Форсистов стоял совершенно растерянный. Только сейчас он понял, какую совершил ошибку, не предупредив Алешку, чтобы тот не очень-то нажимал. Теперь станет ясно, что не он, Харитон Форсистов, давал большую выработку, а его сменщик — мальчишка! Подвел его Алешка. Сам, дурак, виноват! В простом деле промашку дал.
Форсистов еще минуту обдумывал свое незавидное положение, потом снял телефонную трубку.
— Попрошу директора МТС. Георгий Петрович? Это Форсистов. Да, да, из больницы. Две недели. Сведения? Мальчишка за мной в огонь и в воду пойдет. А выработка — это чепуха. Это он мне подарок хотел сделать. Так сказать, — учителю от ученика. Только мне его выработка не нужна. Вижу, не зря силы в паренька вбухал! Ежели у нас все такие стажеры были бы, и горя МТС не знала бы. Молодец парнишка! Не подкачал. Что? Сами заедете? Буду ждать!
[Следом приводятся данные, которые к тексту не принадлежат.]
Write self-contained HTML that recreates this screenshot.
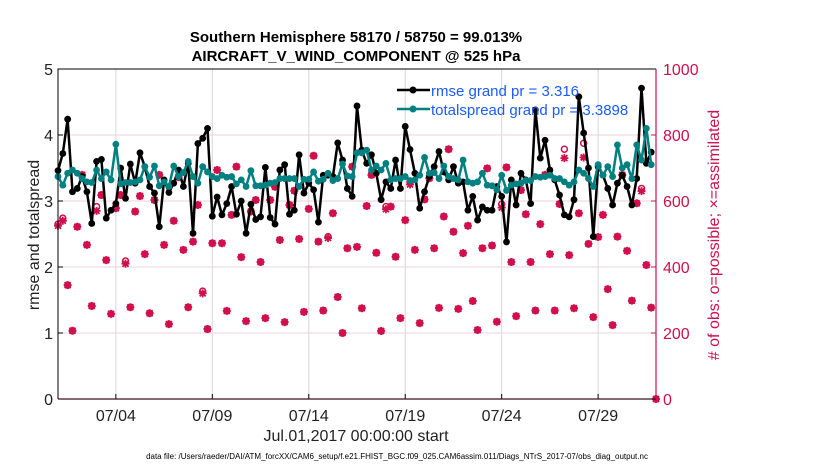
<!DOCTYPE html>
<html><head><meta charset="utf-8">
<style>
html,body{margin:0;padding:0;background:#fff;}
svg{display:block;font-family:"Liberation Sans",sans-serif;}
</style></head>
<body>
<svg id="chart" width="830" height="470" viewBox="0 0 830 470" xmlns="http://www.w3.org/2000/svg">
<rect x="0" y="0" width="830" height="470" fill="#fff"/>
<text x="356" y="42" text-anchor="middle" font-size="15" font-weight="bold">Southern Hemisphere 58170 / 58750 = 99.013%</text>
<text x="356" y="61" text-anchor="middle" font-size="15" font-weight="bold">AIRCRAFT_V_WIND_COMPONENT @ 525 hPa</text>
<g id="grid"></g>
<g id="obs"></g>
<g id="lines"></g>
<g id="axes"></g>
<text transform="translate(39,235) rotate(-90)" text-anchor="middle" font-size="16" fill="#222">rmse and totalspread</text>
<text transform="translate(719,235) rotate(-90)" text-anchor="middle" font-size="16" fill="#d0104c"># of obs: o=possible; ×=assimilated</text>
<text x="356" y="441" text-anchor="middle" font-size="16" fill="#222">Jul.01,2017 00:00:00 start</text>
<text x="397" y="459" text-anchor="middle" font-size="8" fill="#000">data file: /Users/raeder/DAI/ATM_forcXX/CAM6_setup/f.e21.FHIST_BGC.f09_025.CAM6assim.011/Diags_NTrS_2017-07/obs_diag_output.nc</text>
<g>
  <line x1="397" y1="90" x2="430" y2="90" stroke="#000" stroke-width="2.5"/>
  <circle cx="413" cy="90" r="3.5" fill="#000"/>
  <text x="431" y="96" font-size="15" fill="#1a5cff">rmse grand pr = 3.316</text>
  <line x1="397" y1="109" x2="430" y2="109" stroke="#008080" stroke-width="2.5"/>
  <circle cx="413" cy="109" r="3.5" fill="#008080"/>
  <text x="431" y="115" font-size="15" fill="#1a5cff">totalspread grand pr = 3.3898</text>
</g>
</svg>
<script>
const rmse = [3.46,3.72,4.24,3.14,3.19,3.37,3.14,2.66,3.6,3.63,2.74,2.86,2.96,3.5,3.04,3.56,3.27,3.73,3.52,3.22,3.12,2.61,3.32,3.13,3.27,3.47,3.22,3.57,2.51,3.87,3.95,4.1,2.77,3.06,2.79,2.96,3.22,2.8,3.0,2.51,2.95,2.72,2.76,3.51,2.75,2.65,3.47,3.55,2.8,2.86,3.7,3.12,3.27,3.17,2.68,3.39,3.39,3.37,3.88,3.62,3.19,3.07,4.44,3.77,3.57,3.7,3.42,3.02,3.29,3.19,3.62,3.19,4.13,3.78,3.42,2.89,3.14,3.37,3.52,3.75,3.44,3.32,3.52,3.27,3.29,2.86,3.07,2.71,2.91,2.86,2.86,3.22,3.07,2.38,3.32,2.94,3.42,3.32,2.96,4.38,3.65,3.92,3.47,3.32,3.09,2.79,2.76,3.02,4.58,4.03,3.5,2.46,3.52,3.39,3.19,2.94,3.27,3.39,3.22,2.94,3.34,4.71,3.57,3.74];
const spread = [3.37,3.24,3.42,3.47,3.42,3.34,3.29,3.28,3.47,3.34,3.44,3.32,3.86,3.26,3.28,3.28,3.29,3.32,3.52,3.36,3.53,3.23,3.29,3.22,3.53,3.37,3.43,3.6,3.37,3.27,3.52,3.44,3.37,3.34,3.39,3.36,3.37,3.26,3.32,3.22,3.46,3.23,3.23,3.24,3.27,3.28,3.34,3.34,3.34,3.34,3.22,3.33,3.33,3.44,3.3,3.33,3.42,3.31,3.34,3.56,3.38,3.37,3.73,3.73,3.77,3.47,3.53,3.47,3.57,3.32,3.34,3.34,3.37,3.31,3.32,3.39,3.66,3.42,3.43,3.34,3.53,3.37,3.34,3.32,3.62,3.29,3.27,3.29,3.42,3.24,3.23,3.17,3.39,3.16,3.24,3.26,3.27,3.31,3.31,3.37,3.36,3.37,3.39,3.34,3.34,3.29,3.24,3.29,3.47,3.42,3.34,3.22,3.55,3.39,3.52,3.37,3.85,3.5,3.55,3.34,3.85,3.62,4.1,3.55];
const obsPossible = [530,548,345,207, 522,679,467,282, 583,618,421,258, 578,618,418,278, 568,615,439,260, 603,679,467,227, 540,672,452,278, 477,588,327,212, 472,694,472,267, 558,704,430,236, 568,603,415,245, 603,643,482,233, 588,631,485,264, 576,737,477,268, 492,563,309,200, 457,704,461,275, 585,679,443,206, 583,583,431,245, 542,658,452,230, 605,669,457,276, 553,757,507,273, 442,525,297,209, 457,699,465,234, 590,702,415,251, 633,560,415,268, 530,679,439,268, 591,757,436,275, 563,775,470,248, 491,558,333,224, 492,679,449,298, 593,638,406,277, 0];
const obsAssimilated = [525,540,345,207, 522,679,467,282, 570,618,421,258, 578,618,410,278, 568,615,439,260, 603,679,467,227, 540,672,452,278, 477,588,320,212, 472,694,472,267, 558,704,430,236, 568,603,415,245, 603,643,482,233, 588,631,485,264, 576,737,477,268, 488,563,309,200, 457,704,461,275, 585,679,443,206, 575,583,431,245, 542,650,452,230, 605,669,457,276, 553,757,507,273, 442,525,297,209, 457,699,465,234, 580,702,415,251, 633,560,415,268, 530,679,439,268, 591,730,436,275, 563,732,470,248, 491,558,333,224, 492,679,449,298, 593,630,406,277, 0];
const dayTicks = [3,8,13,18,23,28];
const dayTickLabels = ["07/04","07/09","07/14","07/19","07/24","07/29"];
const leftTicks = [0,1,2,3,4,5];
const rightTicks = [0,200,400,600,800,1000];

const NS = "http://www.w3.org/2000/svg";
const X0 = 58, X1 = 656, Y0 = 399, Y1 = 69, DAYS = 31;
function xScale(day){ return X0 + day*(X1-X0)/DAYS; }
function yLeft(v){ return Y0 - v*(Y0-Y1)/5; }
function yRight(n){ return Y0 - n*(Y0-Y1)/1000; }
function slotDay(i){ return i*0.25; }
function mk(tag, attrs, parent){
  const e = document.createElementNS(NS, tag);
  for (const k in attrs) e.setAttribute(k, attrs[k]);
  parent.appendChild(e);
  return e;
}
const grid = document.getElementById('grid');
const axes = document.getElementById('axes');
const obsG = document.getElementById('obs');
const linesG = document.getElementById('lines');

dayTicks.forEach((d, k) => {
  const x = xScale(d);
  const gl = mk('line', {x1:x, y1:Y1, x2:x, y2:Y0, stroke:'#d8d8d8', 'stroke-width':1}, grid);
  
  
  const tk = mk('line', {x1:x, y1:Y0, x2:x, y2:Y0-5, stroke:'#000', 'stroke-width':1}, axes);
  
  
  const t = mk('text', {x:x, y:421, 'text-anchor':'middle', 'font-size':16, fill:'#222'}, axes);
  t.textContent = dayTickLabels[k];
  
  
});
leftTicks.forEach(v => {
  const y = yLeft(v);
  if (v > 0 && v < 5) {
    const gl = mk('line', {x1:X0, y1:y, x2:X1, y2:y, stroke:'#ecd0d8', 'stroke-width':1}, grid);
    
    
  }
  const tk = mk('line', {x1:X0, y1:y, x2:X0+5, y2:y, stroke:'#000', 'stroke-width':1}, axes);
  
  
  const t = mk('text', {x:53, y:y+6, 'text-anchor':'end', 'font-size':16, fill:'#222'}, axes);
  t.textContent = v;
  
  
});
rightTicks.forEach(n => {
  const y = yRight(n);
  const tk = mk('line', {x1:X1, y1:y, x2:X1-5, y2:y, stroke:'#d0104c', 'stroke-width':1}, axes);
  
  
  const t = mk('text', {x:663, y:y+6, 'text-anchor':'start', 'font-size':16, fill:'#d0104c'}, axes);
  t.textContent = n;
  
  
});
const fr1 = mk('path', {d:`M${X0},${Y0} L${X0},${Y1} L${X1},${Y1}`, fill:'none', stroke:'#000', 'stroke-width':1}, axes);


const fr2 = mk('line', {x1:X0, y1:Y0, x2:X1, y2:Y0, stroke:'#3a1020', 'stroke-width':1.2}, axes);


const fr3 = mk('line', {x1:X1, y1:Y1, x2:X1, y2:Y0, stroke:'#d0104c', 'stroke-width':1.2}, axes);



const MC = '#d0104c';
obsPossible.forEach((n, i) => {
  const x = xScale(slotDay(i)), y = yRight(n);
  const c = mk('circle', {cx:x, cy:y, r:3, fill:'none', stroke:MC, 'stroke-width':1.5}, obsG);
  
  
});
obsAssimilated.forEach((n, i) => {
  const x = xScale(slotDay(i)), y = yRight(n);
  const p = mk('path', {d:`M${x-4},${y} H${x+4} M${x},${y-4} V${y+4} M${x-3},${y-3} L${x+3},${y+3} M${x-3},${y+3} L${x+3},${y-3}`, stroke:MC, 'stroke-width':1.8, fill:'none'}, obsG);
  
  
  const d = mk('circle', {cx:x, cy:y, r:2.5, fill:MC}, obsG);
  
  
});

function drawSeries(vals, color, name){
  const pts = vals.map((v, i) => xScale(slotDay(i)).toFixed(1) + ',' + yLeft(v).toFixed(1)).join(' ');
  const pl = mk('polyline', {points:pts, fill:'none', stroke:color, 'stroke-width':2.5, 'stroke-linejoin':'round'}, linesG);
  
  
  vals.forEach((v, i) => {
    const c = mk('circle', {cx:xScale(slotDay(i)), cy:yLeft(v), r:3.4, fill:color}, linesG);
    
    
  });
}
drawSeries(rmse, '#000', 'rmse');
drawSeries(spread, '#008080', 'totalspread');
</script>
</body></html>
Алешка, конечно, не замедлил исчезнуть из больницы. А Черешков приехал через час, пожал Харитону руку и вручил кулек с колбасой, печеньем и мандаринами.
— Обогнал ты Шугая, Харитон Дорофеевич. Молодец!
— Нет еще, не обогнал. Да и авария с ногой у меня. Две недели упустили.
— Все равно обогнал. Из сопливого мальчишки, бывшего прицепщика, сделал тракториста — вот на чем обогнал! Мы сейчас с тобой в редакцию поедем… Только ты не стесняйся. Расскажи, как ногу повредил, ведь, наверное, думал: все пропало, — сорвет план мальчишка?
— А как же? Как не думать было?
— Ну и комедия получилась! — Черешков громко рассмеялся. — У тебя полторы нормы, а она говорит, — две недели в больнице…
Харитон вернулся в Черепановку поздно ночью.
Глаша, увидев мужа, даже пожалела его. Вечно в этих больницах порядка нет. Выписали утром, а привезли к ночи.
— Ты знаешь, кто я? — спросил он приунывшую жену. — Педагог! Не веришь? А вот завтра в газете прочтешь! У кого еще такой сменщик, как у меня?
Над Алешкой все больше сгущаются тучи
Алешка застал Форсистова в глубоком раздумье. В славе, а что-то невесел.
В полдень, когда они обедали, Харитон спросил:
— Ты газету читал?
— Нахвалились больно. — Алешка чуть не пронес ложку мимо рта. — Когда же это вы меня учили?
— А ты не ершись. Подумаешь, напечатали! С тебя не убудет. А вот кое о чем надо нам подумать…
— Мне-то что…
— Звонили из редакции этой самой… Фотограф завтра приедет.
— Как и полагается, — съязвил Алешка. — Сначала статеечка, потом портрет.
— «Портрет, портрет,» — передразнил Форсистов. — Думаешь, меня одного снимать будут? Вместе нас, обоих! Учитель и ученик. Тьфу, господи, влипли, как куры во щи!
Алешку тоже приуныл. Его узнают и Шугай, и Черешков, и бабушка Степанида. Какой же, скажут, это Лопатин, когда сразу видно — Алешка Левшин!
— Я не буду сниматься, — решительно отказался Алешка.
— Сказать легче всего! А придется, раз редакция требует. Ты пойми, — коли я учитель, то как же мне быть на портрете без ученика? Против резона не пойдешь.